Collins ended up settling with Ford, but she used the money to buy a big rig to store all the evidence that was secured in the process. She traveled around the country telling her story hoping that it would help make a difference. In addition to Bisnar Chase, Collins also had a friend in CBS reporter Randy Paige, who interviewed her in 2002 for a local station. Cynthia Thompson of CBS followed up with a three-part series on the issue of defective seat backs, which aired last month.
“These reporters really cared and it’s made a difference because now Congress is looking into it,” Collins said. “It took 16 years, but finally the issue is getting the attention it’s deserved all along.”
Catastrophic Injuries and Fatalities
The CBS News investigation showed that more than 100 people – mostly children – have been severely injured or killed by seat back failures since 1989. Many of those incidents occurred after Crystal’s death, which distresses Collins greatly.
Senators Ed Markey and Richard Blumenthal have now written to 19 automakers including Honda and Ford demanding answers about seatback failures and the deaths they have caused.
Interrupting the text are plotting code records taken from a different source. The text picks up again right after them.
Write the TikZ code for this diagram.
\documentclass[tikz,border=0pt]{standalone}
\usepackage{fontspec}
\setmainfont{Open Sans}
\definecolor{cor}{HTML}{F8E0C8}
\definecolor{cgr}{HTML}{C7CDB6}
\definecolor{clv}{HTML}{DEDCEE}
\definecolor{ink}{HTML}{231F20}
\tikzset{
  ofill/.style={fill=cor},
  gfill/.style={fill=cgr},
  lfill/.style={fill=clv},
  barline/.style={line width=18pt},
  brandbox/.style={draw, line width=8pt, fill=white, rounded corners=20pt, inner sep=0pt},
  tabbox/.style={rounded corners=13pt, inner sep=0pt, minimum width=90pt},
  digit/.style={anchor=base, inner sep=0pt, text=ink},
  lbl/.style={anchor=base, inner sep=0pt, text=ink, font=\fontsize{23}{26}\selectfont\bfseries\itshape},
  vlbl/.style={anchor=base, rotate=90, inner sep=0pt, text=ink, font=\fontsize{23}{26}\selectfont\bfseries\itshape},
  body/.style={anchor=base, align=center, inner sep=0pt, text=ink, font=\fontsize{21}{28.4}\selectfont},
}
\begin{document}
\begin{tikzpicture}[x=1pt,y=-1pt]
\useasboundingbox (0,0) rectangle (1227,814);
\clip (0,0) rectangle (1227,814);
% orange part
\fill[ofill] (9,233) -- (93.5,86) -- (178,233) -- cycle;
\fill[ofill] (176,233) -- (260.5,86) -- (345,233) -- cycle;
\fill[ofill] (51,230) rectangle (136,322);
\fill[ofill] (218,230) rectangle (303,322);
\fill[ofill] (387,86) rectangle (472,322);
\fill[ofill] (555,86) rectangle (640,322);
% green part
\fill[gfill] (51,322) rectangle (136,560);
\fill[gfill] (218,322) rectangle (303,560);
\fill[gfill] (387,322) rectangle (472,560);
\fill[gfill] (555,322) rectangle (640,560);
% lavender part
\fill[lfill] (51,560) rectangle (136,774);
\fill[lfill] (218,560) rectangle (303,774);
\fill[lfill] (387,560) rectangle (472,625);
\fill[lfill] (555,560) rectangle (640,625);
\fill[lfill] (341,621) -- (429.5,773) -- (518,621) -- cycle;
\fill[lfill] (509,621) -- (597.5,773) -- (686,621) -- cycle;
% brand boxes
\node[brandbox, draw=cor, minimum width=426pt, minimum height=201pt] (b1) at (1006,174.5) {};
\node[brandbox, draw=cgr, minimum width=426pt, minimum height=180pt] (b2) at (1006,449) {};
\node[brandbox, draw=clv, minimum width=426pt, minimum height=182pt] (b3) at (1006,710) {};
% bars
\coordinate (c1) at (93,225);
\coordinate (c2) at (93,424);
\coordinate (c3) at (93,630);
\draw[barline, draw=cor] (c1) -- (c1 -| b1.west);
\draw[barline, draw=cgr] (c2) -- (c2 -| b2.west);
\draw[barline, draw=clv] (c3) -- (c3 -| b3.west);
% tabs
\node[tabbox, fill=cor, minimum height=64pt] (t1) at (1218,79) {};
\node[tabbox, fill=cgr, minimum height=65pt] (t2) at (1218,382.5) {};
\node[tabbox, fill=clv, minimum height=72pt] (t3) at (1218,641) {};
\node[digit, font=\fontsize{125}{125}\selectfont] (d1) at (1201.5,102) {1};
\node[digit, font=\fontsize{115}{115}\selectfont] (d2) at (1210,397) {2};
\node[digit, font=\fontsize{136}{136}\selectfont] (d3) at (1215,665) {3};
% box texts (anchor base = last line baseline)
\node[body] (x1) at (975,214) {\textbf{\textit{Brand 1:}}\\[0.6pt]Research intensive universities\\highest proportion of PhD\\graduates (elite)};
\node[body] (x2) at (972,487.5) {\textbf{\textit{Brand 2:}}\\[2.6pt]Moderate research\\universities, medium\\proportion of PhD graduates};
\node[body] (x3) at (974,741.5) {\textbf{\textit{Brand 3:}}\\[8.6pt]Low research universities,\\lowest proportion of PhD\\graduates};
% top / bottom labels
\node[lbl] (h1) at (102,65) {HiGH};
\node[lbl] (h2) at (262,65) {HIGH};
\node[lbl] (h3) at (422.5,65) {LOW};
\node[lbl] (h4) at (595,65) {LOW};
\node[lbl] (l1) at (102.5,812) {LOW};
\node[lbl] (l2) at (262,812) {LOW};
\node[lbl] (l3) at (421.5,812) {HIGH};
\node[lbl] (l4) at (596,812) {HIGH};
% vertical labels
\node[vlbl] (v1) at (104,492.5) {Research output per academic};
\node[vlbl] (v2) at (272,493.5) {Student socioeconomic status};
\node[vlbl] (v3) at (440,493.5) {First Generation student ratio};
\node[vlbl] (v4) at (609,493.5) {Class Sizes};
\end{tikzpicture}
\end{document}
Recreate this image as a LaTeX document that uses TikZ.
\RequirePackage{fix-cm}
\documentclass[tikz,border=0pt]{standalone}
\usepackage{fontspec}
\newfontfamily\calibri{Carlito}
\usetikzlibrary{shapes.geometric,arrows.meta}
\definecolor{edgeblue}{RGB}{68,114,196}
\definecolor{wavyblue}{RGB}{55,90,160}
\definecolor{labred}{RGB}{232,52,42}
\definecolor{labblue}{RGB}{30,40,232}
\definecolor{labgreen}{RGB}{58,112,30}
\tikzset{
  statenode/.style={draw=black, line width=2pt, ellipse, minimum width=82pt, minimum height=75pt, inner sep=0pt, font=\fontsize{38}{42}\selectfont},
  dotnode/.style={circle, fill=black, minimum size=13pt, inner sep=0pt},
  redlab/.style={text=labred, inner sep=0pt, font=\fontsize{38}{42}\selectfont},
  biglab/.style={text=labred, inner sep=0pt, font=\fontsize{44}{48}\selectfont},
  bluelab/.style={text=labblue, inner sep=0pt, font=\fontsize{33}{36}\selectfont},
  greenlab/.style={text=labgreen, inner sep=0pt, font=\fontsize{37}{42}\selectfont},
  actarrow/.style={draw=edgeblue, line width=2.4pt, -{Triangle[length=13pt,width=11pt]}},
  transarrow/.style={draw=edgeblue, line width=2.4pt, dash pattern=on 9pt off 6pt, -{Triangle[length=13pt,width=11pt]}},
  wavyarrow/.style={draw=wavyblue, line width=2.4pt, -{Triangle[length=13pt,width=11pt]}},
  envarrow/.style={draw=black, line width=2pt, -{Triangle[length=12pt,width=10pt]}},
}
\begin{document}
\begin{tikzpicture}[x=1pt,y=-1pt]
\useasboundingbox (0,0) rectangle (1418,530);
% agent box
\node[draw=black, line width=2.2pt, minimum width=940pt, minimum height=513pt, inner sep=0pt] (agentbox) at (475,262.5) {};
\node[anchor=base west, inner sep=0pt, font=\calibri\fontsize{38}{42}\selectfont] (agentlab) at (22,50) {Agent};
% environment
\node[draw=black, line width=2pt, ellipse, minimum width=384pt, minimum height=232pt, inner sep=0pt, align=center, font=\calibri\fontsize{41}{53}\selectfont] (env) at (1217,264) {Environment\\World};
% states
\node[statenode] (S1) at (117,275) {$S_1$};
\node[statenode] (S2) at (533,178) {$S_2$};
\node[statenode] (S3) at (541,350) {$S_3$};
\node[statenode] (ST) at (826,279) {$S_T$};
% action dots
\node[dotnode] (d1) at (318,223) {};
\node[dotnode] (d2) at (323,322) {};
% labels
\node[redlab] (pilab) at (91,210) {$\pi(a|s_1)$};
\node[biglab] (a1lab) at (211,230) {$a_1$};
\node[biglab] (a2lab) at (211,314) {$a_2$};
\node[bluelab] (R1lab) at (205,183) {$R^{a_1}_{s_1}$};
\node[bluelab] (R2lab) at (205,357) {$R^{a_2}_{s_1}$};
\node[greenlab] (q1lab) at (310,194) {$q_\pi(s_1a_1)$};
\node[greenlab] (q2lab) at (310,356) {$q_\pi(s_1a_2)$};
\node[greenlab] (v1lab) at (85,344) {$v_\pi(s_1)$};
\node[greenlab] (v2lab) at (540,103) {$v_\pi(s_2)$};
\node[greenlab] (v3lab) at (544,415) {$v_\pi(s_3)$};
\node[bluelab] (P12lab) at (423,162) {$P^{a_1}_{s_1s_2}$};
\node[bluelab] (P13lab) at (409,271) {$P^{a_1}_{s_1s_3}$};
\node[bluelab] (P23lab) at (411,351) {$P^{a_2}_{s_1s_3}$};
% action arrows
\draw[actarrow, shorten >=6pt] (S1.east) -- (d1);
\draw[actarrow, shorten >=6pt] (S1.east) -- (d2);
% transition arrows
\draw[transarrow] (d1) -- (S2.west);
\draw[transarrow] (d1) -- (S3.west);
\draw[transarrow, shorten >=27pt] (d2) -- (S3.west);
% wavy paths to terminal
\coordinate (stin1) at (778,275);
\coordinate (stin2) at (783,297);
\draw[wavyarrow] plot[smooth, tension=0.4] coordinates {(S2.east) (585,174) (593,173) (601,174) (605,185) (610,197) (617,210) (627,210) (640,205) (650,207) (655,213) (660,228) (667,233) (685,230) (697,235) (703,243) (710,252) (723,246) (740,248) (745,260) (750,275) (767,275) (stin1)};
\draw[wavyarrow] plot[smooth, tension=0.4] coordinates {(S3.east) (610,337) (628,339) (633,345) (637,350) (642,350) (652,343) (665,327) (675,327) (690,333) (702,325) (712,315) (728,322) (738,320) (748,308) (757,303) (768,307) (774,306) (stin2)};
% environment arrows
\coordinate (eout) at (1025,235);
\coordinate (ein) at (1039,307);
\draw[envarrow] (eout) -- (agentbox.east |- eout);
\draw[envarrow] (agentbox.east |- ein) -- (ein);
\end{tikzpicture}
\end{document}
The deadline for automakers to get back to Congress is June 23.
What would Collins like to see happen on June 23? She says she would like to see criminal charges filed against the automakers for allowing seatback deaths and catastrophic injuries to happen. She would like to see a comprehensive reporting system where victims of crashes can report to the U.S. National Highway Traffic Safety Administration (NHTSA) about defective seatbacks.
Currently, there is no field in NHTSA’s form that allows the public to report a seatback collapse. As a result they don’t have data about seatback collapses, which are not just occurring, but killing 100 children each year, according to Clarence Ditlow, executive director of the Center for Auto Safety. But, since NHTSA, doesn’t have a mechanism to receive those reports, they simply deem that seatback defects are “not a problem” when safety experts are calling it a public safety crisis in America.
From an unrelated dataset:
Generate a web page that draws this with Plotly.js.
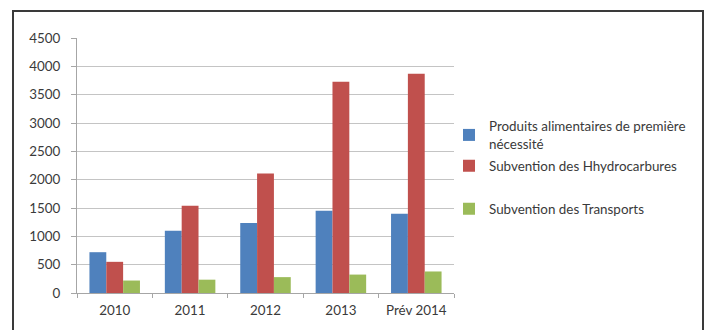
<!DOCTYPE html>
<html>
<head>
<meta charset="utf-8">
<script src="https://cdn.plot.ly/plotly-3.0.1.min.js"></script>
<style>
html,body{margin:0;padding:0;background:#fff;}
#wrap{position:relative;width:705px;height:330px;overflow:hidden;}
#chart{position:absolute;left:0;top:0;width:705px;height:330px;}
#frame{position:absolute;left:12px;top:10px;width:688px;height:340px;border:2px solid #3a3a3a;border-bottom:none;pointer-events:none;}
</style>
</head>
<body>
<div id="wrap"><div id="chart"></div><div id="frame"></div></div>
<script>
const categories = ["2010", "2011", "2012", "2013", "Prév 2014"];
const seriesNames = ["Produits alimentaires de première<br>nécessité", "Subvention des Hhydrocarbures", "Subvention des Transports"];
const produits = [720, 1100, 1235, 1450, 1400];
const hydrocarbures = [550, 1540, 2110, 3730, 3870];
const transports = [220, 235, 280, 325, 380];
const yTicks = [0, 500, 1000, 1500, 2000, 2500, 3000, 3500, 4000, 4500];

const colors = ["#4F81BD", "#C0504D", "#9BBB59"];
const values = [produits, hydrocarbures, transports];
const legends = ["legend", "legend2", "legend3"];

const traces = values.map((v, i) => ({
  type: "bar",
  x: categories,
  y: v,
  name: seriesNames[i],
  marker: {color: colors[i]},
  legend: legends[i],
  hoverinfo: "x+y"
}));

const font = {family: "Lato, 'Open Sans', sans-serif", size: 13.4, color: "#3a3a3a"};
const legBase = {xref: "container", yref: "container", xanchor: "left", yanchor: "middle",
  bgcolor: "rgba(0,0,0,0)", borderwidth: 0, font: font, itemwidth: 30};

const layout = {
  width: 705, height: 330,
  margin: {l: 77, r: 251, t: 38, b: 37, pad: 0, autoexpand: false},
  paper_bgcolor: "#fff", plot_bgcolor: "#fff",
  font: font,
  barmode: "group", bargap: 0.33, bargroupgap: 0,
  showlegend: true,
  xaxis: {
    type: "category",
    showline: true, linecolor: "#a6a6a6", linewidth: 1,
    ticks: "outside", tickson: "boundaries", ticklen: 4, tickcolor: "#a6a6a6",
    showgrid: false, ticklabelstandoff: 5,
    tickfont: font
  },
  yaxis: {
    range: [0, 4500], tickvals: yTicks, ticktext: yTicks.map(String),
    showline: true, linecolor: "#a6a6a6", linewidth: 1,
    ticks: "outside", ticklen: 5, tickcolor: "#a6a6a6",
    showgrid: true, gridcolor: "#c4c4c4", gridwidth: 1,
    zeroline: false, ticklabelstandoff: 8,
    tickfont: font
  },
  legend: Object.assign({}, legBase, {x: 449/705, y: 1 - 135/330}),
  legend2: Object.assign({}, legBase, {x: 449/705, y: 1 - 166/330}),
  legend3: Object.assign({}, legBase, {x: 449/705, y: 1 - 209/330})
};

Plotly.newPlot("chart", traces, layout, {displayModeBar: false, staticPlot: true});
</script>
</body>
</html>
Gratitude to Whistleblower
Collins also has words of gratitude for whistleblower Paul Sheridan, the engineer who was in charge of the Chrysler minivan safety team. Sheridan has divulged key information about how Chrysler deliberately hid seatback defects from consumers when they could have fixed the problem for a dollar per vehicle. Sheridan said he had called for an internal investigation into seat strength shortly after the segment aired. But the company resisted. In fact, he was told to “retrieve and destroy the meeting minutes.”
Sheridan also said Chrysler deliberately hid evidence of its faulty seats from the public and that both the automaker and NHTSA, which is supposed to be a public safety watchdog, withheld crash footage that clearly showed seats collapsing in rear-end crashes. It didn’t become public until a recent civil trial. The law with regard to seat strength is old and outdated.
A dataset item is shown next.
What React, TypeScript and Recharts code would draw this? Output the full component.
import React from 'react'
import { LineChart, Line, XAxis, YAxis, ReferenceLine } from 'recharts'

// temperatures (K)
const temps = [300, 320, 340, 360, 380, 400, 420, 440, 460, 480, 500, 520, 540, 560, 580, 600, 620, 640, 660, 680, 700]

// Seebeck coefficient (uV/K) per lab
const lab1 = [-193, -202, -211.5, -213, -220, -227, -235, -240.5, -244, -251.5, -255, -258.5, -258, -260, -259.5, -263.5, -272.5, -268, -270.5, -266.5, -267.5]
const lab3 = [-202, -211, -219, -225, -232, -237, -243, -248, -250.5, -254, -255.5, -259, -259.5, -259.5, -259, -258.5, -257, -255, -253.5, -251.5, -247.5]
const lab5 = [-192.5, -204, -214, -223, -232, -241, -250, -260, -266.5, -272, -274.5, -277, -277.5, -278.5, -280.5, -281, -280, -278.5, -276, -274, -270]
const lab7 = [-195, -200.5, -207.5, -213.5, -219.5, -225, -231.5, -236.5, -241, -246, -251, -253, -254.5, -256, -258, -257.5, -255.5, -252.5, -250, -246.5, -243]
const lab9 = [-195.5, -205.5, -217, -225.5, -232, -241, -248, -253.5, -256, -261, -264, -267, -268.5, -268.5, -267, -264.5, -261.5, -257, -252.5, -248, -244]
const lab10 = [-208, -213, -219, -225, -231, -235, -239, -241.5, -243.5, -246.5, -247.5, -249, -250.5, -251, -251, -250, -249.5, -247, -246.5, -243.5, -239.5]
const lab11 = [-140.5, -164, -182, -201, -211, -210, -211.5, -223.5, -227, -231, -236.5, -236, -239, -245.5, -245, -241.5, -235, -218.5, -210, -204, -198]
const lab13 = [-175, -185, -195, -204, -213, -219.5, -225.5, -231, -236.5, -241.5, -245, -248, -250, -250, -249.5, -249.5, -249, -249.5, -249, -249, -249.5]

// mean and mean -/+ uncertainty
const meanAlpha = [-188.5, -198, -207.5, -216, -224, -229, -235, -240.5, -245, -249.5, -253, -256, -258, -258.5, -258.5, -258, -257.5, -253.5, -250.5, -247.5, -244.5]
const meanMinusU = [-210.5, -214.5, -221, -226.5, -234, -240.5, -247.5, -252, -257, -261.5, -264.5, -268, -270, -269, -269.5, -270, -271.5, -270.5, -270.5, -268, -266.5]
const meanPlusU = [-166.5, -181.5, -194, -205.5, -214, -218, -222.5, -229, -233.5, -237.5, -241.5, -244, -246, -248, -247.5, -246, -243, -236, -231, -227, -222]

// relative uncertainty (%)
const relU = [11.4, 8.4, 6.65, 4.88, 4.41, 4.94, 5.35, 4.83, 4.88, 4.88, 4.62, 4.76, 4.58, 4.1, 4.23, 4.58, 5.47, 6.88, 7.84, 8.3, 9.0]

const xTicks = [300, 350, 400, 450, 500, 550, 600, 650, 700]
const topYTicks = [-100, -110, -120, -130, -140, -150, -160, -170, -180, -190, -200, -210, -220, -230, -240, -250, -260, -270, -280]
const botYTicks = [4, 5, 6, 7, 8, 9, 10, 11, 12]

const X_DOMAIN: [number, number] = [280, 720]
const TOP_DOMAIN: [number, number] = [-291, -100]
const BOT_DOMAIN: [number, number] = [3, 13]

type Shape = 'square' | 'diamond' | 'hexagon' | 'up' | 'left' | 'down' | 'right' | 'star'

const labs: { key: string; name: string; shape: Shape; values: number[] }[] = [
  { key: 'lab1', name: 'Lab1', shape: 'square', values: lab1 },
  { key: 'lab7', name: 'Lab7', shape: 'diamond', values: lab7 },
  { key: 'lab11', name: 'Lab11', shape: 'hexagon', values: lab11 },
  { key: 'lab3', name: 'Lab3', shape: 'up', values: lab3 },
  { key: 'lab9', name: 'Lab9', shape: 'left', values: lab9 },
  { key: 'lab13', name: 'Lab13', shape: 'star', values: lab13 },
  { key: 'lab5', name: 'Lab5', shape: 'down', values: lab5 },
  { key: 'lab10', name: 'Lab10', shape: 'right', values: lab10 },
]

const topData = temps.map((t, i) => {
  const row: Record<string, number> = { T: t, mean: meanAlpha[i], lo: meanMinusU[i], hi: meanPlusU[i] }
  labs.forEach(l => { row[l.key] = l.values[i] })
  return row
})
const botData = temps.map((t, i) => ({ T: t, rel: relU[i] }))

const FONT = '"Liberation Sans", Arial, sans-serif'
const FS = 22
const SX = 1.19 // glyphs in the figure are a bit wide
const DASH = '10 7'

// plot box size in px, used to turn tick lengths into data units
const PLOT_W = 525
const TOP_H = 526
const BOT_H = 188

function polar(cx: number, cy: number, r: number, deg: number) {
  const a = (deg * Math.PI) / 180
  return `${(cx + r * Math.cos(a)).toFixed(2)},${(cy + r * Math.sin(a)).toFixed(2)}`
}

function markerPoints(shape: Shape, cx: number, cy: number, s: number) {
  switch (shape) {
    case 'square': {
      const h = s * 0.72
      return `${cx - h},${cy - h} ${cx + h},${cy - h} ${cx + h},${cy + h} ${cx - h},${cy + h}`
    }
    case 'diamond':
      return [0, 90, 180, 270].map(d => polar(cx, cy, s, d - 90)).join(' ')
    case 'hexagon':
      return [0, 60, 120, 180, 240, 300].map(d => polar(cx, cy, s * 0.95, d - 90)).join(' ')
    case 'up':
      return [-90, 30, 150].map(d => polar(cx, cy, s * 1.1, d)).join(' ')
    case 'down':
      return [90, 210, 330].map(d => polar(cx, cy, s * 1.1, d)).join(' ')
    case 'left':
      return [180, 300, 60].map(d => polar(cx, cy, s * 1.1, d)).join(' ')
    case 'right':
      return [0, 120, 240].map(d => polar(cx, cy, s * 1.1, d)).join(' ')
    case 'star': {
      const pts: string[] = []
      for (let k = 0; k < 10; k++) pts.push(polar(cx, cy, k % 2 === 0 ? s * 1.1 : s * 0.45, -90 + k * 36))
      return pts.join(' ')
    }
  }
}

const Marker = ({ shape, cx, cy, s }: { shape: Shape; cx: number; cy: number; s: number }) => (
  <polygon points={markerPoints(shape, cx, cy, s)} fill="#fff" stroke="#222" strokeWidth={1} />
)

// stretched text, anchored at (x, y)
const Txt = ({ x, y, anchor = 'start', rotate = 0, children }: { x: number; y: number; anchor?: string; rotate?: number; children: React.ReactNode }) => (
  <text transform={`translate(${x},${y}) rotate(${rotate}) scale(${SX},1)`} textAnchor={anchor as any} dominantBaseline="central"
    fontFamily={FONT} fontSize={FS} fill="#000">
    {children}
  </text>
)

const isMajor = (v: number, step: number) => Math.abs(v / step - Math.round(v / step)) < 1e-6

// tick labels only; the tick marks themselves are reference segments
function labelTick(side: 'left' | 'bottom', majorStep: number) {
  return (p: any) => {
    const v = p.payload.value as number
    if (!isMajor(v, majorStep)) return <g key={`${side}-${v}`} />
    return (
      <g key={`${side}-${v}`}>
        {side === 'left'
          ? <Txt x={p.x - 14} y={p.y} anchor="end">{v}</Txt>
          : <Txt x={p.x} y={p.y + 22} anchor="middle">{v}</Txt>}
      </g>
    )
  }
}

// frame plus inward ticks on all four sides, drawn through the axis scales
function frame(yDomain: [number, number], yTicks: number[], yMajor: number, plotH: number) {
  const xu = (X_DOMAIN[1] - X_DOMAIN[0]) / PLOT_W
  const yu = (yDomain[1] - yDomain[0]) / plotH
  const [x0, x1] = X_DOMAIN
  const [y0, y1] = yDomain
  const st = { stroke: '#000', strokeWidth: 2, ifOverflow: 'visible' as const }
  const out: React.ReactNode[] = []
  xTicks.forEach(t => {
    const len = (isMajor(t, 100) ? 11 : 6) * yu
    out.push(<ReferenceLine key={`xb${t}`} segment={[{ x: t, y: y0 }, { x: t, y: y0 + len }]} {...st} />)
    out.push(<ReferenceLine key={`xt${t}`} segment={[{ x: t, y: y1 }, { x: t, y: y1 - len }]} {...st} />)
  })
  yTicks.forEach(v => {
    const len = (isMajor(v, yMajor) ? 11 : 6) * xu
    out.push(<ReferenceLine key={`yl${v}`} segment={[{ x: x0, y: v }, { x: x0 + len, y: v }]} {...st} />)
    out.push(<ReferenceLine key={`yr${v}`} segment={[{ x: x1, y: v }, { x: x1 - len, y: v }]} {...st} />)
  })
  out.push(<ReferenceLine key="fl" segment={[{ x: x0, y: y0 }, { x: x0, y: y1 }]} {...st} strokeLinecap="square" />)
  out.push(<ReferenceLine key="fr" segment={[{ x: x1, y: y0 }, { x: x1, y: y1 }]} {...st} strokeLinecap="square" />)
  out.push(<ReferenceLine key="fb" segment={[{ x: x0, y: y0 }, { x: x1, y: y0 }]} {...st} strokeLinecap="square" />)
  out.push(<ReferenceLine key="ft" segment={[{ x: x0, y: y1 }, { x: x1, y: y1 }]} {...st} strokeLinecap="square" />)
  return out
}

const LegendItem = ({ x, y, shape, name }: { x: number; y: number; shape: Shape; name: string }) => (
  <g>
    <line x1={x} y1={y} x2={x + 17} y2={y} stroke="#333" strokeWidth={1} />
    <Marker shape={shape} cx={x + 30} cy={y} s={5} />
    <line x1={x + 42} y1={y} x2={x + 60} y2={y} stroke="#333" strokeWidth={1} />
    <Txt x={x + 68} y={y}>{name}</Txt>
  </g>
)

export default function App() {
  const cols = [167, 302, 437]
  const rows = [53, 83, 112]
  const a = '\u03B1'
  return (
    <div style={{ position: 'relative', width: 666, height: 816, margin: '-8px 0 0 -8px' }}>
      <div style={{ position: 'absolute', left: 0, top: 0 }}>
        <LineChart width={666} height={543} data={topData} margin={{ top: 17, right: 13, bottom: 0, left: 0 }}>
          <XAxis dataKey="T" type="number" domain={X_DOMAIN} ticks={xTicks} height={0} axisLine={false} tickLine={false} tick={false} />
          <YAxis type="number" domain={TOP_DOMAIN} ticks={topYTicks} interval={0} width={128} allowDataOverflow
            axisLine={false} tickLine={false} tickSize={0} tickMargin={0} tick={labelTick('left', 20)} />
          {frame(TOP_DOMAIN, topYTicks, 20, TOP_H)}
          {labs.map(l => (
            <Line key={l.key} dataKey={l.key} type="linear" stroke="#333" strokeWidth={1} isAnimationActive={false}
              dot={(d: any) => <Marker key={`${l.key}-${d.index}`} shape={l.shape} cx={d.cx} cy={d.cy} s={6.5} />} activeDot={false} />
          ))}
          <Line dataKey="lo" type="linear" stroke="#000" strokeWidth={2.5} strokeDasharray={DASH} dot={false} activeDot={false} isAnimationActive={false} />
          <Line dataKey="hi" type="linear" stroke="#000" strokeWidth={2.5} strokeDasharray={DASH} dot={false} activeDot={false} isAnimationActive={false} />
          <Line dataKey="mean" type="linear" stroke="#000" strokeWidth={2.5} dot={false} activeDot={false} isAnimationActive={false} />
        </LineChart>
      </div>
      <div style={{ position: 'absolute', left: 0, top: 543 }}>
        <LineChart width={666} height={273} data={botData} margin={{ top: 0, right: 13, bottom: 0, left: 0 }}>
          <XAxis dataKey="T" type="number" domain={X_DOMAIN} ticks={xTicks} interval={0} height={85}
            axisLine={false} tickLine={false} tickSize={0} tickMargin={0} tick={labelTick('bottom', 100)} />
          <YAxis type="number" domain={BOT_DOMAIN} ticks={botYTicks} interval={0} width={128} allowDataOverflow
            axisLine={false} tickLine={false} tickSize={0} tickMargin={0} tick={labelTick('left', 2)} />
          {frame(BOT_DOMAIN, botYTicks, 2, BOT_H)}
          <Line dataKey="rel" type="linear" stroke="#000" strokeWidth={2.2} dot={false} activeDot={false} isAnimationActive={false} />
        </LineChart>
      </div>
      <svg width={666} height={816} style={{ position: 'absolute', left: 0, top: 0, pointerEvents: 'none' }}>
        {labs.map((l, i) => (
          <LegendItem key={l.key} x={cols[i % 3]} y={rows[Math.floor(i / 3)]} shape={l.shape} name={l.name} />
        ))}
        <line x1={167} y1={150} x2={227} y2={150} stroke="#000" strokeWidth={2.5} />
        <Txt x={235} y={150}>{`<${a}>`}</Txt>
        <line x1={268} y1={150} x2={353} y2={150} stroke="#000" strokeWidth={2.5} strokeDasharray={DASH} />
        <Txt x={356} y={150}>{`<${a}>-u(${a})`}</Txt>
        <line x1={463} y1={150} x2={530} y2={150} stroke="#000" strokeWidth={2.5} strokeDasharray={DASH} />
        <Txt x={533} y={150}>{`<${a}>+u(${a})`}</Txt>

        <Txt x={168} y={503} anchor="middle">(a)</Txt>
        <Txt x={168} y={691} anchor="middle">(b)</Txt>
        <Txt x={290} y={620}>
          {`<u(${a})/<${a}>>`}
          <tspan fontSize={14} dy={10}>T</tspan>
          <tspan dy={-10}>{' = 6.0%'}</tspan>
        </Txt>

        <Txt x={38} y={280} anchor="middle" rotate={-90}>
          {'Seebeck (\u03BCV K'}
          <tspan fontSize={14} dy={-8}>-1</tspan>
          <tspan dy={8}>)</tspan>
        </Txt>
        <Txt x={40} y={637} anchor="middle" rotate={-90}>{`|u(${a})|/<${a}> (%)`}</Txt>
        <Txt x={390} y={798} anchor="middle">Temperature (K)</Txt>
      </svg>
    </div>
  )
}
Holding Automakers Accountable
Collins said Sheridan told the truth at the expense of losing his job, a great service to consumers. But, Collins says she has derived absolutely no sense of gratification from the work she has done over the last 16 years and that, she says, is because children are still dying. Not much has been done to stop this epidemic and hold automakers accountable. “I won’t have any gratification until the people responsible are held criminally liable,” Collins said. “It’s something that is owed to all victims of seatback deaths and their families – victims before and after Crystal.”
What keeps her going despite the emotional rollercoaster this entire process can prove to be? “I don’t want to stop being Crystal’s mother,” says the mom, getting emotional, 16 years after her daughter’s tragic, untimely death. “If I can fight for another child’s life, I will. It gives me some sense of motherhood. The next child’s face keeps me going.”